Sah’ra - Sahara Occidental. «Provinces
du Sud» du royaume chérifien revendiquées par des renégats pro-cubains et
crypto-Aqmi à la solde d’Alger.
Sebta - Ceuta. Ville marocaine en territoire espagnol.
Spéciale - Bière locale.
Boisson nationale qui a surpassé le thé à la menthe.
Soqour - Littéralement «les
aigles». Milice de policiers voltigeurs en blousons noirs et brassards
rouges, bastonneurs de manifestants. Ont remplacé les «Croatia» surnommés ainsi en référence à leurs casquettes à damier
rouge et blanc.
T comme Tramway
tamponneur
Taliane - L’Italie. Pays nouvellement colonisé par le Maroc. Se
dit aussi de la taule pour évoquer avec pudeur l’incarcération d’une
connaissance.
Tobiss - Autobus forcément déglingué. Principal moyen de
transport urbain. Corrolaire du «taxibied»
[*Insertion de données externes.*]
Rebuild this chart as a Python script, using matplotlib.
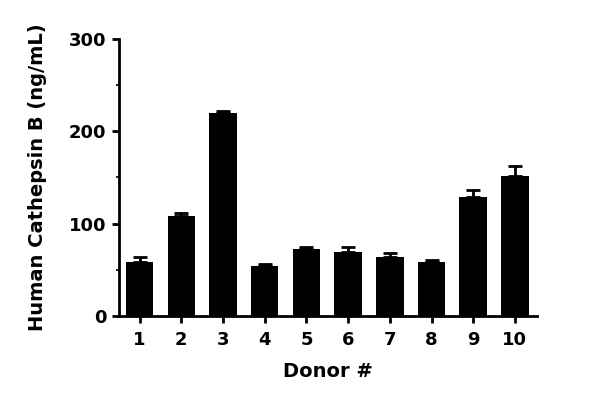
import matplotlib
matplotlib.use("Agg")
import matplotlib.pyplot as plt
from matplotlib.ticker import MultipleLocator

donors = ["1", "2", "3", "4", "5", "6", "7", "8", "9", "10"]
mean_ng_ml = [58.8, 108.0, 219.6, 54.5, 72.6, 69.7, 64.3, 58.2, 129.3, 151.7]
err_ng_ml = [4.8, 3.0, 2.8, 1.5, 2.4, 5.3, 3.7, 1.8, 7.2, 10.1]

plt.rcParams["font.family"] = ["DejaVu Sans"]
plt.rcParams["font.weight"] = "bold"

fig = plt.figure(figsize=(6.0, 4.05), dpi=100)
ax = fig.add_axes([0.198, 0.22, 0.697, 0.684])

x = list(range(1, len(donors) + 1))
ax.bar(x, mean_ng_ml, width=0.66, color="black", zorder=2)
ax.errorbar(x, mean_ng_ml, yerr=[[0] * len(err_ng_ml), err_ng_ml], fmt="none",
            ecolor="black", elinewidth=2, capsize=5, capthick=2, zorder=1)

ax.set_xlim(0.5, 10.53)
ax.set_ylim(0, 300)
ax.set_xticks(x)
ax.set_xticklabels(donors)
ax.yaxis.set_major_locator(MultipleLocator(100))
ax.yaxis.set_minor_locator(MultipleLocator(50))

for side in ("top", "right"):
    ax.spines[side].set_visible(False)
for side in ("left", "bottom"):
    ax.spines[side].set_linewidth(2)

ax.tick_params(axis="both", which="major", length=5, width=2, labelsize=13, pad=4)
ax.tick_params(axis="x", which="major", pad=6)
ax.tick_params(axis="y", which="minor", length=2.5, width=1.2)
for lab in ax.get_xticklabels() + ax.get_yticklabels():
    lab.set_fontweight("bold")

ax.set_xlabel("Donor #", fontsize=14, fontweight="bold", labelpad=9)
ax.set_ylabel("Human Cathepsin B (ng/mL)", fontsize=14, fontweight="bold", labelpad=16)

fig.savefig("out.png", dpi=100)
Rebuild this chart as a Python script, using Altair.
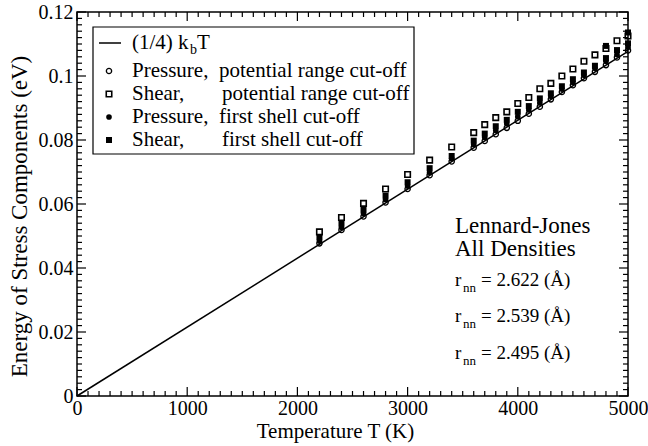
import altair as alt
import pandas as pd

FONT = "'Liberation Serif', 'Times New Roman', Times, serif"
W, H = 551, 384

# Temperatures (K) at which stress-component energies were sampled
temps = [2200, 2400, 2600, 2800, 3000, 3200, 3400, 3600, 3700, 3800, 3900,
         4000, 4100, 4200, 4300, 4400, 4500, 4600, 4700, 4800, 4900, 5000]

# Energies (eV)
pressure_range = [0.0477, 0.0519, 0.0561, 0.0605, 0.0647, 0.0690, 0.0733, 0.0776,
                  0.0797, 0.0818, 0.0838, 0.0860, 0.0882, 0.0904, 0.0927, 0.0950,
                  0.0971, 0.0993, 0.1013, 0.1034, 0.1058, 0.1080]
shear_range = [0.0513, 0.0558, 0.0602, 0.0647, 0.0692, 0.0737, 0.0778, 0.0823,
               0.0848, 0.0870, 0.0888, 0.0914, 0.0933, 0.0960, 0.0977, 0.1000,
               0.1022, 0.1046, 0.1066, 0.1086, 0.1110, 0.1125]
pressure_shell = [0.0484, 0.0527, 0.0570, 0.0614, 0.0656, 0.0699, 0.0742, 0.0786,
                  0.0808, 0.0830, 0.0851, 0.0873, 0.0894, 0.0916, 0.0937, 0.0959,
                  0.0980, 0.1002, 0.1024, 0.1046, 0.1067, 0.1090]
shear_shell = [0.0496, 0.0539, 0.0582, 0.0626, 0.0668, 0.0712, 0.0750, 0.0798,
               0.0820, 0.0843, 0.0863, 0.0888, 0.0906, 0.0930, 0.0946, 0.0968,
               0.0990, 0.1011, 0.1032, 0.1056, 0.1081, 0.1102]
shear_shell_hi_T = [4800, 5000]
shear_shell_hi_E = [0.1094, 0.1136]

# (1/4) k_B T reference line
line_T = [0, 5000]
line_E = [0.0, 0.1077]

x_major = [0, 1000, 2000, 3000, 4000, 5000]
y_major = [0, 0.02, 0.04, 0.06, 0.08, 0.1, 0.12]
x_minor = [v for v in range(0, 5001, 100) if v % 1000]
y_minor = [round(i * 0.002, 3) for i in range(61) if i % 10]

xs = alt.Scale(domain=[0, 5000], nice=False, zero=False)
ys = alt.Scale(domain=[0, 0.12], nice=False, zero=False)

one = pd.DataFrame({"k": [0]})

# reference line carries the labelled axes
line_df = pd.DataFrame({"T": line_T, "E": line_E})
line = alt.Chart(line_df).mark_line(color="black", strokeWidth=1.5).encode(
    x=alt.X("T:Q", scale=xs,
            axis=alt.Axis(values=x_major, format="d", ticks=False, tickSize=0,
                          domain=False, grid=False, labelFont=FONT, labelFontSize=20,
                          labelColor="black", labelPadding=2, labelFlush=False,
                          title="Temperature T (K)", titleFont=FONT, titleFontSize=21,
                          titleFontWeight="normal", titleColor="black", titlePadding=2,
                          titleX=258, titleAlign="center")),
    y=alt.Y("E:Q", scale=ys,
            axis=alt.Axis(values=y_major,
                          labelExpr="datum.value == 0 ? '0' : format(datum.value, '.2~f')",
                          ticks=False, tickSize=0,
                          domain=False, grid=False, labelFont=FONT, labelFontSize=20,
                          labelColor="black", labelPadding=4, labelFlush=False,
                          title="Energy of Stress Components (eV)", titleFont=FONT,
                          titleFontSize=23, titleFontWeight="normal", titleColor="black",
                          titlePadding=7, titleY=204, titleAlign="center")),
)


def pts(T, E, shape, filled, size, sw=1.3):
    df = pd.DataFrame({"T": T, "E": E})
    return alt.Chart(df).mark_point(shape=shape, filled=filled, size=size, color="black",
                                    strokeWidth=sw, opacity=1).encode(
        x=alt.X("T:Q", scale=xs, axis=None), y=alt.Y("E:Q", scale=ys, axis=None))


points = [
    pts(temps, pressure_range, "circle", False, 28),
    pts(temps, pressure_shell, "circle", True, 32),
    pts(temps, shear_shell, "square", True, 36),
    pts(shear_shell_hi_T, shear_shell_hi_E, "square", True, 36),
    pts(temps, shear_range, "square", False, 30, sw=1.6),
]


# inward ticks on all four sides
def xticks(vals, length):
    df = pd.DataFrame({"v": vals})
    base = alt.Chart(df).mark_rule(color="black", strokeWidth=1.2)
    return [
        base.encode(x=alt.X("v:Q", scale=xs, axis=None), y=alt.value(H), y2=alt.value(H - length)),
        base.encode(x=alt.X("v:Q", scale=xs, axis=None), y=alt.value(0), y2=alt.value(length)),
    ]


def yticks(vals, length):
    df = pd.DataFrame({"v": vals})
    base = alt.Chart(df).mark_rule(color="black", strokeWidth=1.2)
    return [
        base.encode(y=alt.Y("v:Q", scale=ys, axis=None), x=alt.value(0), x2=alt.value(length)),
        base.encode(y=alt.Y("v:Q", scale=ys, axis=None), x=alt.value(W), x2=alt.value(W - length)),
    ]


ticks = xticks(x_major, 9) + xticks(x_minor, 5) + yticks(y_major, 9) + yticks(y_minor, 5)


def text(s, x, y, size=21, align="left"):
    return alt.Chart(one).mark_text(text=s, align=align, baseline="middle", font=FONT,
                                    fontSize=size, color="black").encode(
        x=alt.value(x), y=alt.value(y))


def marker(x, y, shape, filled, size, sw=1.3):
    return alt.Chart(one).mark_point(shape=shape, filled=filled, size=size, color="black",
                                     strokeWidth=sw, opacity=1).encode(
        x=alt.value(x), y=alt.value(y))


# legend
box = alt.Chart(one).mark_rect(fill="white", stroke="black", strokeWidth=1.2).encode(
    x=alt.value(16), x2=alt.value(337), y=alt.value(15), y2=alt.value(142))
legend_line = alt.Chart(one).mark_rule(color="black", strokeWidth=1.5).encode(
    x=alt.value(22), x2=alt.value(44), y=alt.value(31))
legend = [
    box, legend_line,
    text("(1/4) k", 55, 31), text("b", 113, 38, size=14), text("T", 120, 31),
    marker(32, 59, "circle", False, 28), text("Pressure,", 55, 59), text("potential range cut-off", 142, 59),
    marker(32, 82, "square", False, 30, sw=1.6), text("Shear,", 55, 82), text("potential range cut-off", 145, 82),
    marker(32, 105, "circle", True, 32), text("Pressure,", 55, 105), text("first shell cut-off", 142, 105),
    marker(32, 128, "square", True, 36), text("Shear,", 55, 128), text("first shell cut-off", 145, 128),
]

# annotation
note = [
    text("Lennard-Jones", 378, 214, size=23),
    text("All Densities", 378, 237, size=23),
]
for yy, val in [(268, "2.622"), (304, "2.539"), (341, "2.495")]:
    note += [text("r", 378, yy, size=19), text("nn", 386, yy + 8, size=13),
             text(f"= {val} (Å)", 404, yy, size=19)]

chart = alt.layer(line, *ticks, *points, *legend, *note).resolve_axis(
    x="independent", y="independent"
).properties(
    width=W, height=H, autosize="none",
    padding={"left": 77, "top": 12, "right": 20, "bottom": 50},
    background="white",
).configure_view(stroke="black", strokeWidth=1.5)

chart.save("out.html", embed_options={"renderer": "svg", "actions": False})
(taxi blanc Mercedes 240 à 6 places hors chauffeur) . Sévèrement
concurrencé par les «khettafas»
(taxis clandestins) et par le tram.
Tramway - Train urbain à la signalisation hiéroglyphique
refourgué par Sarkozy qui écrase en moyenne 3 personnes par jour à Rabat.
Tazmamart - Goulag de Hassan II soit disant rasé par Mohammed
VI. Lieu saint pour tous les rescapés des mouroirs du régime.
Twin - Tours jumelles de Casa. Symbole de la modernité en carton–pâte
du Maroc bling-bling. A perdu son statut au profit du Morocco Mall, «le-plus-grand-mall-d’Afrique».
V comme visa
pour le monde
Visa - Le Saint-Graal pour 99% des Marocains.
Vendredi - Le jour du Seigneur où la pause déjeûner pour les
fonctionnaires s’étend de 11h à 16h pour cause officielle de prière à la
mosquée.
Wozara –
Pluriel de vizir. Se dit des ministres avec une
intonation dédaigneuse pour les qualifier de mafieux et d’incompétents.
Zetla- (voir Haschich)
Zetetrassek - «Démerde-toi».
Profession de foi du Marocain qui cherche à joindre les deux bouts.
Zaki - Alcatraz de Rabat ou ex-gardien de but mythique de
Mexico ‘86 et entraîneur évincé de l’équipe nationale de foot. C’est selon.
Zmagri - Immigré marocain en Europe. Première source de devises
du Maroc. Vacancier en Peugeot surchargée qui baragouine l’arabe du 93 et roule
des mécaniques quand il débarque au bled en été.